Imagine traveling back to 1996 in a typical American living room. What's changed? The TV is three feet thick and weighs 150 pounds. There’s a VHS videocassette recorder underneath, but no Internet-connected devices to be seen.
Now, what hasn't changed?
The cable or satellite tuner box. It’s a black or grey plastic slab. You have to lease it from your pay-TV provider for a monthly fee. It doesn’t add much functionality to your living room setup, except that your TV subscription doesn’t work without it.
We’ve seen a technological revolution but one thing hasn’t changed: whether it’s 1996 or 2016, the cable and satellite companies have kept their monopoly on set-top boxes. Lack of competition keeps those boxes feature-poor, electricity-hungry, and expensive – users pay an average of $231 per year in rental fees.
After decades of stagnation, that could all change this year. Today, the Federal Communications Commission proposed a new set of rules known as Unlock the Box. These new rules will allow pay-TV customers who use cable, satellite, or phone company services like Verizon FiOS to attach the devices of their own choosing to their cable, without a rented box in between. If done right, these new rules have the potential to open up new innovation in video technology from new sources, without a veto from established players like Comcast/NBCUniversal, Time Warner Cable, DirecTV, Disney, and Viacom. The new rules could let people choose their devices and customize their user experience, but still watch all of the TV programming they pay for through the same devices.
Video devices built to a new open standard could search for programs across multiple services: one search might encompass Comcast’s channel lineup, Netflix’s on-demand catalog, hobbyist videos from the Web and shows saved on a DVR. User interfaces to all of that content could be as varied and customizable as mobile apps are.
In short, new Unlock the Box rules could help make pay-TV service more like the Internet, where many different kinds of devices can connect to access creative content and information and then present that content as the user wishes.
Open standards for connecting to communications networks have always promoted innovation. Before 1968, every telephone in the U.S. was leased from AT&T for a monthly fee. While they worked well, those phones had little functionality. They simply made calls. The FCC’s Carterfone decision, which required AT&T to allow anyone to manufacture and sell customer equipment allowed independent innovators to create the fax machine, the cordless phone, the answering machine, and the telephone modems that let ordinary people begin connecting to the Internet in the 1990s. New rules that let customers get pay-TV service from one company while getting video devices and apps from different, independent companies can release another new wave of innovation.

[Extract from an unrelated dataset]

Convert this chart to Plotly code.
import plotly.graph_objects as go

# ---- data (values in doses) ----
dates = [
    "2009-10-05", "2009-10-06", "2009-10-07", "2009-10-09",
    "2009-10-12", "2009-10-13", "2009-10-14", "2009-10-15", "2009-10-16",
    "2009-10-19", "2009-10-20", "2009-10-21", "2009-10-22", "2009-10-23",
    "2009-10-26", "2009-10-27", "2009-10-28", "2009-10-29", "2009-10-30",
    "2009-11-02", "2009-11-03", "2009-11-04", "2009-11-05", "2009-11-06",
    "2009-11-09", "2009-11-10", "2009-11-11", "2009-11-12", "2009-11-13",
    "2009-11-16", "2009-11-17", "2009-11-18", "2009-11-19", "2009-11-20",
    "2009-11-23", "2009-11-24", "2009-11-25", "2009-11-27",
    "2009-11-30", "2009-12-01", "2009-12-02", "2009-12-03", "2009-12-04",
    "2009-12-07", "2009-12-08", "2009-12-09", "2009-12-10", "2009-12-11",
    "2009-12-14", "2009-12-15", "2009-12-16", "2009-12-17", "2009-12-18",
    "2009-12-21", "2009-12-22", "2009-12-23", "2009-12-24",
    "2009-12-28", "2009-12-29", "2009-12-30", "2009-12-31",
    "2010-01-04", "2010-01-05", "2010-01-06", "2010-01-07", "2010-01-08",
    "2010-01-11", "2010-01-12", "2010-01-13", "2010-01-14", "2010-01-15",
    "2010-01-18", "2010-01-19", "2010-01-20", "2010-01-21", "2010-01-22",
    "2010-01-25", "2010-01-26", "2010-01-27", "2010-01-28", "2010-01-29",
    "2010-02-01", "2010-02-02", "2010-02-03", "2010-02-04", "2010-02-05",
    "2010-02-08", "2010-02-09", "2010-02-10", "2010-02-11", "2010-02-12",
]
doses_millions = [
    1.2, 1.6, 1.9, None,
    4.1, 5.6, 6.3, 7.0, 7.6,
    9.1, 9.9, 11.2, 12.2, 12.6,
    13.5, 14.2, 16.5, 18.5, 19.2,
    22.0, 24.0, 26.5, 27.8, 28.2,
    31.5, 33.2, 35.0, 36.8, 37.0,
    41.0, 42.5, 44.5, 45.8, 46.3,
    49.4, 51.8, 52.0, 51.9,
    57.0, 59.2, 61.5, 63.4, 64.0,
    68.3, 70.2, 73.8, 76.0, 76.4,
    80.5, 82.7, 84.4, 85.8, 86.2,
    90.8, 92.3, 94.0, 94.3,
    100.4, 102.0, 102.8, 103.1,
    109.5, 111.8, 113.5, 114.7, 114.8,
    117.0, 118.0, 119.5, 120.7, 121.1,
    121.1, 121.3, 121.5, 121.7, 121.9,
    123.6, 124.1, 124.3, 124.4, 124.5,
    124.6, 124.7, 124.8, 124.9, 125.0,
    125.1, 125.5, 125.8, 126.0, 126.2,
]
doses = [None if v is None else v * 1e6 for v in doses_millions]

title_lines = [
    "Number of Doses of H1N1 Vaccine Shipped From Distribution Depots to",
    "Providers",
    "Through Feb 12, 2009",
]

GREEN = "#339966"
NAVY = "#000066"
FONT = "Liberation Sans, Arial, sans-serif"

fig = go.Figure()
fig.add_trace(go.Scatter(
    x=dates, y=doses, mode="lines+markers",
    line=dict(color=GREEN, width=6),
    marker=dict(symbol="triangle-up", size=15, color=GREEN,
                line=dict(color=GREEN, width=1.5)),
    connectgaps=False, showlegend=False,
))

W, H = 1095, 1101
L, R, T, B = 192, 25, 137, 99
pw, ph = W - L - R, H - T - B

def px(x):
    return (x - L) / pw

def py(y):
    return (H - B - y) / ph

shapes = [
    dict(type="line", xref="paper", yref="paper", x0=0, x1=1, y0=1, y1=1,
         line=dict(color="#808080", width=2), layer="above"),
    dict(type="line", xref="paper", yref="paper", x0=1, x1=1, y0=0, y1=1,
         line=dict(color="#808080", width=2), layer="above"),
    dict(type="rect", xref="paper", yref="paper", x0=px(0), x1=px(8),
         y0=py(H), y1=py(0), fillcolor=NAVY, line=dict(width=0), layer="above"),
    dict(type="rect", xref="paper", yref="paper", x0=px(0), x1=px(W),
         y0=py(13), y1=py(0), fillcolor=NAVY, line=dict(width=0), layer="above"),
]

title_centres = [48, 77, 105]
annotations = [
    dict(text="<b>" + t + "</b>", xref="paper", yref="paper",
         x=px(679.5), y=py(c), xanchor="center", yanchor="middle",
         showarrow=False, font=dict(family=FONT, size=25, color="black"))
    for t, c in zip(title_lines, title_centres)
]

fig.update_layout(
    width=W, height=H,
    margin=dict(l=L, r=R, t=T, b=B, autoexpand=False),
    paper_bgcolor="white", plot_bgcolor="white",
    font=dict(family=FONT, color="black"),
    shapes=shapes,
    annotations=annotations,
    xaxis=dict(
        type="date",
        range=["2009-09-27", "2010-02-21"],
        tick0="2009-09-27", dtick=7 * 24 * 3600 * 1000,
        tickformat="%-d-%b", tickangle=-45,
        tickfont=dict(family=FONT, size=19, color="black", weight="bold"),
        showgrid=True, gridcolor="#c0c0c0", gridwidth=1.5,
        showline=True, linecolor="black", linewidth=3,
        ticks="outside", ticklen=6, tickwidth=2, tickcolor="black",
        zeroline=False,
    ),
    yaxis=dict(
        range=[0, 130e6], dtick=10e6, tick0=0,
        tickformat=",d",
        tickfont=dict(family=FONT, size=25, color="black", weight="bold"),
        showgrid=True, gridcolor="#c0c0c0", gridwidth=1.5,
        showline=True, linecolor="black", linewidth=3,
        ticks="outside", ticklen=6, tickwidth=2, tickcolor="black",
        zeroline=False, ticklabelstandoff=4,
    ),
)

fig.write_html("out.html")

This goal is not new. In fact, twenty years ago, Congress ordered the FCC to “assure” that customers could buy “converter boxes, interactive communications equipment, and other equipment” for viewing pay-TV from companies not affiliated with any cable or satellite TV service. The Unlock the Box proposal is an opportunity to finally reach that goal.

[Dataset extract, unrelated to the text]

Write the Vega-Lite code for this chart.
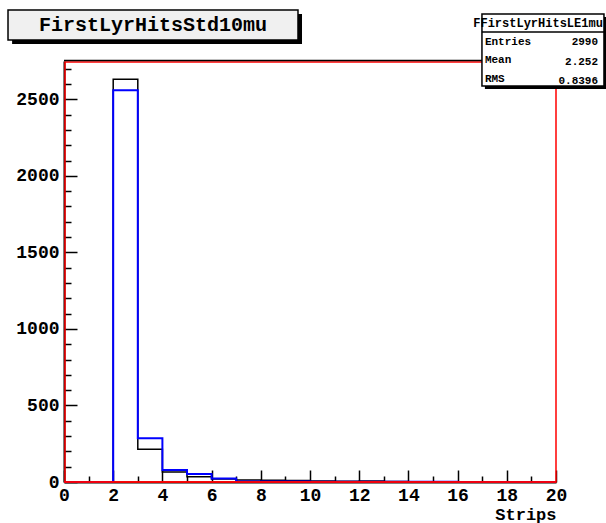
{
  "$schema": "https://vega.github.io/schema/vega-lite/v6.json",
  "width": 492,
  "height": 421,
  "autosize": {"type": "none"},
  "padding": {"left": 64, "top": 61, "right": 50, "bottom": 41},
  "background": "white",
  "config": {"view": {"stroke": null}},
  "resolve": {"axis": {"x": "independent", "y": "independent"}},
  "datasets": {
    "hist": [
      {"strip": 0, "count": 0, "series": "LE1mu"},
      {"strip": 1, "count": 0, "series": "LE1mu"},
      {"strip": 2, "count": 2631, "series": "LE1mu"},
      {"strip": 3, "count": 214, "series": "LE1mu"},
      {"strip": 4, "count": 65, "series": "LE1mu"},
      {"strip": 5, "count": 35, "series": "LE1mu"},
      {"strip": 6, "count": 20, "series": "LE1mu"},
      {"strip": 7, "count": 13, "series": "LE1mu"},
      {"strip": 8, "count": 11, "series": "LE1mu"},
      {"strip": 9, "count": 10, "series": "LE1mu"},
      {"strip": 10, "count": 7, "series": "LE1mu"},
      {"strip": 11, "count": 5, "series": "LE1mu"},
      {"strip": 12, "count": 7, "series": "LE1mu"},
      {"strip": 13, "count": 3, "series": "LE1mu"},
      {"strip": 14, "count": 2, "series": "LE1mu"},
      {"strip": 15, "count": 2, "series": "LE1mu"},
      {"strip": 16, "count": 1, "series": "LE1mu"},
      {"strip": 17, "count": 1, "series": "LE1mu"},
      {"strip": 18, "count": 1, "series": "LE1mu"},
      {"strip": 19, "count": 1, "series": "LE1mu"},
      {"strip": 20, "count": 1, "series": "LE1mu"},
      {"strip": 0, "count": 0, "series": "Std10mu"},
      {"strip": 1, "count": 0, "series": "Std10mu"},
      {"strip": 2, "count": 2559, "series": "Std10mu"},
      {"strip": 3, "count": 286, "series": "Std10mu"},
      {"strip": 4, "count": 78, "series": "Std10mu"},
      {"strip": 5, "count": 52, "series": "Std10mu"},
      {"strip": 6, "count": 23, "series": "Std10mu"},
      {"strip": 7, "count": 4, "series": "Std10mu"},
      {"strip": 8, "count": 3, "series": "Std10mu"},
      {"strip": 9, "count": 3, "series": "Std10mu"},
      {"strip": 10, "count": 2, "series": "Std10mu"},
      {"strip": 11, "count": 1, "series": "Std10mu"},
      {"strip": 12, "count": 2, "series": "Std10mu"},
      {"strip": 13, "count": 1, "series": "Std10mu"},
      {"strip": 14, "count": 1, "series": "Std10mu"},
      {"strip": 15, "count": 1, "series": "Std10mu"},
      {"strip": 16, "count": 0, "series": "Std10mu"},
      {"strip": 17, "count": 0, "series": "Std10mu"},
      {"strip": 18, "count": 0, "series": "Std10mu"},
      {"strip": 19, "count": 0, "series": "Std10mu"},
      {"strip": 20, "count": 0, "series": "Std10mu"},
      {"strip": 0, "count": 0, "series": "Empty"},
      {"strip": 20, "count": 0, "series": "Empty"}
    ],
    "one": [{}]
  },
  "layer": [
    {
      "data": {"name": "hist"},
      "transform": [{"filter": "datum.series === 'LE1mu'"}],
      "mark": {"type": "line", "interpolate": "step-after", "color": "black", "strokeWidth": 1.5},
      "encoding": {
        "x": {
          "field": "strip", "type": "quantitative",
          "scale": {"domain": [0, 20], "nice": false, "zero": false},
          "axis": {
            "values": [0,0.5,1,1.5,2,2.5,3,3.5,4,4.5,5,5.5,6,6.5,7,7.5,8,8.5,9,9.5,10,10.5,11,11.5,12,12.5,13,13.5,14,14.5,15,15.5,16,16.5,17,17.5,18,18.5,19,19.5,20],
            "format": "d",
            "labelExpr": "datum.value % 2 === 0 ? format(datum.value, 'd') : ''",
            "tickSize": {"condition": {"test": "datum.value % 2 === 0", "value": -12}, "value": -6},
            "tickColor": "black", "tickWidth": 1.5,
            "domainColor": "black", "domainWidth": 2,
            "labelFont": "Liberation Mono", "labelFontWeight": "bold", "labelFontSize": 18,
            "labelColor": "black", "labelPadding": 16, "labelFlush": false, "labelOverlap": false,
            "grid": false,
            "title": "Strips", "titleAnchor": "end", "titleFont": "Liberation Mono",
            "titleFontWeight": "bold", "titleFontSize": 17, "titleColor": "black", "titlePadding": -4
          }
        },
        "y": {
          "field": "count", "type": "quantitative",
          "scale": {"domain": [0, 2750], "nice": false},
          "axis": {
            "values": [0,100,200,300,400,500,600,700,800,900,1000,1100,1200,1300,1400,1500,1600,1700,1800,1900,2000,2100,2200,2300,2400,2500,2600,2700],
            "labelExpr": "datum.value % 500 === 0 ? datum.label : ''",
            "format": "d",
            "tickSize": {"condition": {"test": "datum.value % 500 === 0", "value": -13}, "value": -7},
            "tickColor": "black", "tickWidth": 1.5,
            "domainColor": "black", "domainWidth": 2,
            "labelFont": "Liberation Mono", "labelFontWeight": "bold", "labelFontSize": 18,
            "labelColor": "black", "labelPadding": 18, "labelFlush": false, "labelOverlap": false,
            "grid": false, "title": null
          }
        }
      }
    },
    {
      "data": {"name": "hist"},
      "transform": [{"filter": "datum.series === 'Std10mu'"}],
      "mark": {"type": "line", "interpolate": "step-after", "color": "#0000ff", "strokeWidth": 2},
      "encoding": {
        "x": {"field": "strip", "type": "quantitative", "axis": null},
        "y": {"field": "count", "type": "quantitative", "axis": null}
      }
    },
    {
      "data": {"name": "hist"},
      "transform": [{"filter": "datum.series === 'Empty'"}],
      "mark": {"type": "line", "color": "#ff0000", "strokeWidth": 1.5},
      "encoding": {
        "x": {"field": "strip", "type": "quantitative", "axis": null},
        "y": {"field": "count", "type": "quantitative", "axis": null}
      }
    },
    {
      "data": {"name": "one"},
      "mark": {"type": "rect", "fill": null, "stroke": "#ff0000", "strokeWidth": 1.5, "clip": false},
      "encoding": {
        "x": {"datum": 0.04, "type": "quantitative", "axis": null},
        "x2": {"datum": 20},
        "y": {"datum": 0, "type": "quantitative", "axis": null},
        "y2": {"datum": 2743}
      }
    },
    {
      "data": {"name": "one"},
      "mark": {"type": "rule", "color": "black", "strokeWidth": 1.5, "clip": false},
      "encoding": {
        "x": {"datum": 0, "type": "quantitative", "axis": null},
        "x2": {"datum": 17},
        "y": {"datum": 2753, "type": "quantitative", "axis": null}
      }
    },
    {
      "data": {"name": "one"},
      "mark": {"type": "rect", "fill": "black", "clip": false},
      "encoding": {
        "x": {"datum": -2.11, "type": "quantitative", "axis": null},
        "x2": {"datum": 9.675},
        "y": {"datum": 3057, "type": "quantitative", "axis": null},
        "y2": {"datum": 2861}
      }
    },
    {
      "data": {"name": "one"},
      "mark": {"type": "rect", "fill": "#f0f0f0", "stroke": "black", "strokeWidth": 1.5, "clip": false},
      "encoding": {
        "x": {"datum": -2.276, "type": "quantitative", "axis": null},
        "x2": {"datum": 9.512},
        "y": {"datum": 3083, "type": "quantitative", "axis": null},
        "y2": {"datum": 2887}
      }
    },
    {
      "data": {"name": "one"},
      "mark": {"type": "text", "font": "Liberation Mono", "fontWeight": "bold", "fontSize": 20, "color": "black", "align": "center", "baseline": "middle", "clip": false},
      "encoding": {
        "x": {"datum": 3.618, "type": "quantitative", "axis": null},
        "y": {"datum": 2985, "type": "quantitative", "axis": null},
        "text": {"value": "FirstLyrHitsStd10mu"}
      }
    },
    {
      "data": {"name": "one"},
      "mark": {"type": "rect", "fill": "black", "clip": false},
      "encoding": {
        "x": {"datum": 17.11, "type": "quantitative", "axis": null},
        "x2": {"datum": 22.1},
        "y": {"datum": 3037, "type": "quantitative", "axis": null},
        "y2": {"datum": 2567}
      }
    },
    {
      "data": {"name": "one"},
      "mark": {"type": "rect", "fill": "white", "stroke": "black", "strokeWidth": 1.5, "clip": false},
      "encoding": {
        "x": {"datum": 16.99, "type": "quantitative", "axis": null},
        "x2": {"datum": 21.95},
        "y": {"datum": 3057, "type": "quantitative", "axis": null},
        "y2": {"datum": 2587}
      }
    },
    {
      "data": {"name": "one"},
      "mark": {"type": "rule", "color": "black", "strokeWidth": 1.5, "clip": false},
      "encoding": {
        "x": {"datum": 16.99, "type": "quantitative", "axis": null},
        "x2": {"datum": 21.95},
        "y": {"datum": 2939, "type": "quantitative", "axis": null}
      }
    },
    {
      "data": {"name": "one"},
      "mark": {"type": "text", "font": "Liberation Mono", "fontWeight": "bold", "fontSize": 12, "color": "black", "align": "center", "baseline": "middle", "clip": false},
      "encoding": {
        "x": {"datum": 19.27, "type": "quantitative", "axis": null},
        "y": {"datum": 2998, "type": "quantitative", "axis": null},
        "text": {"value": "FFirstLyrHitsLE1mu"}
      }
    },
    {
      "data": {"name": "one"},
      "mark": {"type": "text", "font": "Liberation Mono", "fontWeight": "bold", "fontSize": 11, "color": "black", "align": "left", "baseline": "middle", "clip": false},
      "encoding": {
        "x": {"datum": 17.11, "type": "quantitative", "axis": null},
        "y": {"datum": 2874, "type": "quantitative", "axis": null},
        "text": {"value": "Entries"}
      }
    },
    {
      "data": {"name": "one"},
      "mark": {"type": "text", "font": "Liberation Mono", "fontWeight": "bold", "fontSize": 11, "color": "black", "align": "left", "baseline": "middle", "clip": false},
      "encoding": {
        "x": {"datum": 17.11, "type": "quantitative", "axis": null},
        "y": {"datum": 2754, "type": "quantitative", "axis": null},
        "text": {"value": "Mean"}
      }
    },
    {
      "data": {"name": "one"},
      "mark": {"type": "text", "font": "Liberation Mono", "fontWeight": "bold", "fontSize": 11, "color": "black", "align": "left", "baseline": "middle", "clip": false},
      "encoding": {
        "x": {"datum": 17.11, "type": "quantitative", "axis": null},
        "y": {"datum": 2632, "type": "quantitative", "axis": null},
        "text": {"value": "RMS"}
      }
    },
    {
      "data": {"name": "one"},
      "mark": {"type": "text", "font": "Liberation Mono", "fontWeight": "bold", "fontSize": 11, "color": "black", "align": "right", "baseline": "middle", "clip": false},
      "encoding": {
        "x": {"datum": 21.71, "type": "quantitative", "axis": null},
        "y": {"datum": 2874, "type": "quantitative", "axis": null},
        "text": {"value": "2990"}
      }
    },
    {
      "data": {"name": "one"},
      "mark": {"type": "text", "font": "Liberation Mono", "fontWeight": "bold", "fontSize": 11, "color": "black", "align": "right", "baseline": "middle", "clip": false},
      "encoding": {
        "x": {"datum": 21.71, "type": "quantitative", "axis": null},
        "y": {"datum": 2745, "type": "quantitative", "axis": null},
        "text": {"value": "2.252"}
      }
    },
    {
      "data": {"name": "one"},
      "mark": {"type": "text", "font": "Liberation Mono", "fontWeight": "bold", "fontSize": 11, "color": "black", "align": "right", "baseline": "middle", "clip": false},
      "encoding": {
        "x": {"datum": 21.71, "type": "quantitative", "axis": null},
        "y": {"datum": 2622, "type": "quantitative", "axis": null},
        "text": {"value": "0.8396"}
      }
    }
  ]
}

Users should be excited by these possibilities – but we need to be cautious. The text of the new proposed rules haven't been released yet. They have potential to give customers more control over how they experience TV, but only if they’re written well. Pay-TV services and major studios use contractual requirements, patent license conditions, and the Digital Millennium Copyright Act to limit the functionality of home video devices. While new FCC rules won’t stop the studios and services from seeking that level of control over the user experience, they should avoid making the situation worse. The FCC should keep its commitment not to impose technological mandates. And the FCC should not make or enforce DRM requirements or restrictions on personal copying. Copyright should be left to the courts.

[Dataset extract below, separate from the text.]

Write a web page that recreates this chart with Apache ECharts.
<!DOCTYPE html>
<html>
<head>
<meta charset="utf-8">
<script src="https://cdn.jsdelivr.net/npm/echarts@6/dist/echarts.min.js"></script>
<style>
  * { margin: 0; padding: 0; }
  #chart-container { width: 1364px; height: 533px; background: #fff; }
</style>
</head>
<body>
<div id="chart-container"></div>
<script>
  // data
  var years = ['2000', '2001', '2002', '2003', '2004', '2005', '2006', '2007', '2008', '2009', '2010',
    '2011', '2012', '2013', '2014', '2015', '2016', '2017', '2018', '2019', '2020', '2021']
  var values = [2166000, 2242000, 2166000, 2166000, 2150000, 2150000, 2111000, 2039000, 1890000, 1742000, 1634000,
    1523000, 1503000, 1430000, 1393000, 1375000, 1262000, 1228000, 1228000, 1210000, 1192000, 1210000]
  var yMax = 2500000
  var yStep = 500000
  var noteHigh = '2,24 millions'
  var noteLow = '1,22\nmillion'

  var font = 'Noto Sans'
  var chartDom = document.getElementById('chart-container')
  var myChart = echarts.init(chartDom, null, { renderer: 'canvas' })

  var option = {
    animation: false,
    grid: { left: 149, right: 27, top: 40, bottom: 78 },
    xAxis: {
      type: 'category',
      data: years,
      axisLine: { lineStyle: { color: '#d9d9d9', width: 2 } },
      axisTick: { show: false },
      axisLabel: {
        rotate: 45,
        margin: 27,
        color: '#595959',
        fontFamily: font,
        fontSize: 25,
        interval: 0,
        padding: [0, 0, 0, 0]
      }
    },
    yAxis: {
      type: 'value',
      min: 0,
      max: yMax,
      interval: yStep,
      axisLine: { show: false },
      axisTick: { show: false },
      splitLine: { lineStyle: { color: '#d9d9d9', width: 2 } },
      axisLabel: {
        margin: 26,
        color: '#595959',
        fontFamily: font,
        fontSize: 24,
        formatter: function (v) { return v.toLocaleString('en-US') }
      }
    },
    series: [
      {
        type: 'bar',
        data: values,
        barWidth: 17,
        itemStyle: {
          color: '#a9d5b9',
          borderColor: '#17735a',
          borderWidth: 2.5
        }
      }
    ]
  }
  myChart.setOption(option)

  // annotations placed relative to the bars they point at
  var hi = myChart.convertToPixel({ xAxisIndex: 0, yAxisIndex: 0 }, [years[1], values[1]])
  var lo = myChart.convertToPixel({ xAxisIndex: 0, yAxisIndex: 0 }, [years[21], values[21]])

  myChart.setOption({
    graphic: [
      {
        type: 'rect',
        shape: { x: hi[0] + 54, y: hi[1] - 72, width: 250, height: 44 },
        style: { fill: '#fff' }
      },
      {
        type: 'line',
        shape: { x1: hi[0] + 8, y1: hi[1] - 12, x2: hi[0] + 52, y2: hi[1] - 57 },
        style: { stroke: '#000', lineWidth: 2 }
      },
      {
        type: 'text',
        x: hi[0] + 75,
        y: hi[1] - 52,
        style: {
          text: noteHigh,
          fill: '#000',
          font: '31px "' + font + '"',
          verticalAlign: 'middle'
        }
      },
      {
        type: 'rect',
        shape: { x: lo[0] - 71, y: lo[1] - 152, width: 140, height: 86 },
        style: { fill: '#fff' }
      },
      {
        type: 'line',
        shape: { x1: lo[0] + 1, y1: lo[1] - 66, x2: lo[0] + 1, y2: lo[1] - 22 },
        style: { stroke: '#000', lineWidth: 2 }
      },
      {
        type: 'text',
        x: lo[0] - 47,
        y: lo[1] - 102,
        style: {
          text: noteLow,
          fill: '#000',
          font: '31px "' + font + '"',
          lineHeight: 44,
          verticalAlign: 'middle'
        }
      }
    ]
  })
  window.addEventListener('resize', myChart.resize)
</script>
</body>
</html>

The closed nature of cable boxes and the specter of legal threats for "hacking" them has impaired security researchers from investigating them and telling viewers about problems with these devices -- devices that have access to your home network, know about your viewing habits, and are increasingly likely to be equipped with microphones, cameras and other sensors that are aimed at your living room.
The new rules should include strong transparency requirements for the organizations that will actually design new technical standards for connecting to pay-TV networks, while not raising new roadblocks for the independent security research that we all rely on to catch the mistakes manufacturers make.
The Unlock the Box proposal can move pay-TV service towards more innovation and user empowerment. Let’s help the FCC do it right.